Commune nouvelle (Procédure accélérée - Suite)
Discussion générale (Suite)
M. François Baroin . - Cette proposition de loi est issue des travaux de l'AMF, alors présidée par mon prédécesseur, Jacques Pélissard. Au congrès de 2013, le bureau de l'Association avait demandé une relance de la commune nouvelle dont Michel Mercier avait été à l'initiative en 2010, puis une proposition de loi, validée par son bureau pluraliste avait été déposée par Jacques Pélissard à l'Assemblée nationale en janvier de cette année. C'est la seule réforme structurelle portée par une association dans le souci de l'intérêt général. Les communes ont toujours su s'adapter et la réforme territoriale ne pourra réussir qu'avec la mobilisation des élus locaux. Cette proposition sur la commune nouvelle prouve que les changements sont possibles avec eux.
Toute réforme de décentralisation doit reposer sur la liberté et la confiance...
Mme Catherine Deroche. - Très bien !
M. François Baroin. - La confiance et la liberté, c'est laisser le choix aux élus de la mutualisation, d'une mutualisation voulue et non subie. Il ne doit pas y avoir de schéma unique, de directive ou de circulaire. Cette réforme qui ouvre des potentialités engage une forme de révolution culturelle. Le principe de subsidiarité n'est pas un vain mot, c'est le principe même de la vie dans un bassin de population. La commune nouvelle replace le bloc communal au coeur de l'édifice institutionnel.
Mme Catherine Deroche. - Très bien !
M. François Baroin. - Elle confirme une fidélité à la commune appréciée des Français. Les maires sont les élus auxquels les Français font le plus confiance, ne les tourmentons pas.
Aux améliorations proposées par le Sénat, je proposerai d'en ajouter d'autres, notamment sur l'accueil des gens du voyage. (Applaudissements.)
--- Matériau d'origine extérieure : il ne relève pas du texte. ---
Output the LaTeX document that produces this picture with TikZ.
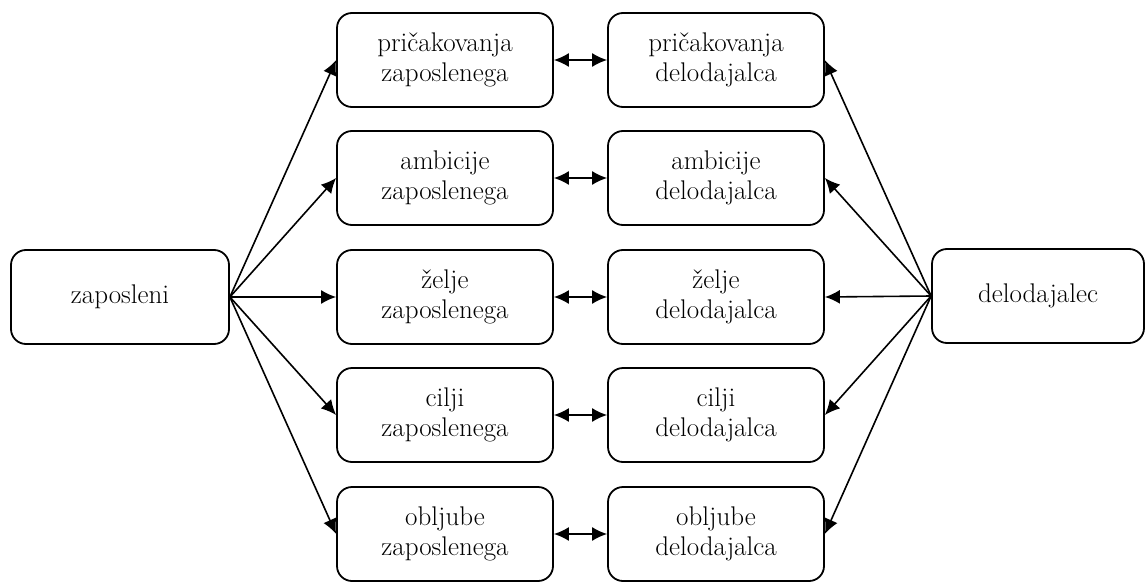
\documentclass[tikz,border=0pt]{standalone}
\usetikzlibrary{arrows.meta}
\begin{document}
\begin{tikzpicture}[x=1pt,y=-1pt,
  box/.style={draw, line width=1.8pt, rounded corners=15pt, minimum width=216pt, minimum height=94pt, align=center, font=\fontsize{27}{30}\selectfont, inner sep=0pt},
  conn/.style={line width=1.6pt, -{Latex[length=15pt,width=14pt]}},
  dconn/.style={line width=1.6pt, {Latex[length=15pt,width=14pt]}-{Latex[length=15pt,width=14pt]}}]
\useasboundingbox (0,0) rectangle (1145,583);
\node[box, minimum width=218pt] (zap) at (120,297) {zaposleni};
\node[box, minimum width=212pt] (del) at (1038,296) {delodajalec};
\node[box] (l1) at (445,60) {pričakovanja\\zaposlenega};
\node[box] (l2) at (445,178) {ambicije\\zaposlenega};
\node[box] (l3) at (445,297) {želje\\zaposlenega};
\node[box] (l4) at (445,415) {cilji\\zaposlenega};
\node[box] (l5) at (445,534) {obljube\\zaposlenega};
\node[box] (r1) at (716,60) {pričakovanja\\delodajalca};
\node[box] (r2) at (716,178) {ambicije\\delodajalca};
\node[box] (r3) at (716,297) {želje\\delodajalca};
\node[box] (r4) at (716,415) {cilji\\delodajalca};
\node[box] (r5) at (716,534) {obljube\\delodajalca};
\foreach \i in {1,...,5}{
  \draw[conn] (zap.east) -- (l\i.west);
  \draw[conn] (del.west) -- (r\i.east);
  \draw[dconn] (l\i.east) -- (r\i.west);
}
\end{tikzpicture}
\end{document}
M. Jean-Pierre Sueur . - Fusion de communes, communes associées, maires délégués, transformation d'EPCI en communes, tout a été essayé. Depuis la célèbre loi Marcellin de 1971, la panoplie d'outils est très riche. Pourtant, ils ont été peu utilisés. Pourquoi en a-t-il été ainsi ? Pourquoi y a-t-il plus de défusions que de divorces dans la vie civile ? La réponse, nous la connaissons tous : depuis la loi du 14 décembre 1789, une des grandes lois de la République, les Français ont la commune au coeur. On nous dit que 36 000 communes c'est trop ; que nous en avons plus que partout ailleurs en Europe ; mais la France est la France.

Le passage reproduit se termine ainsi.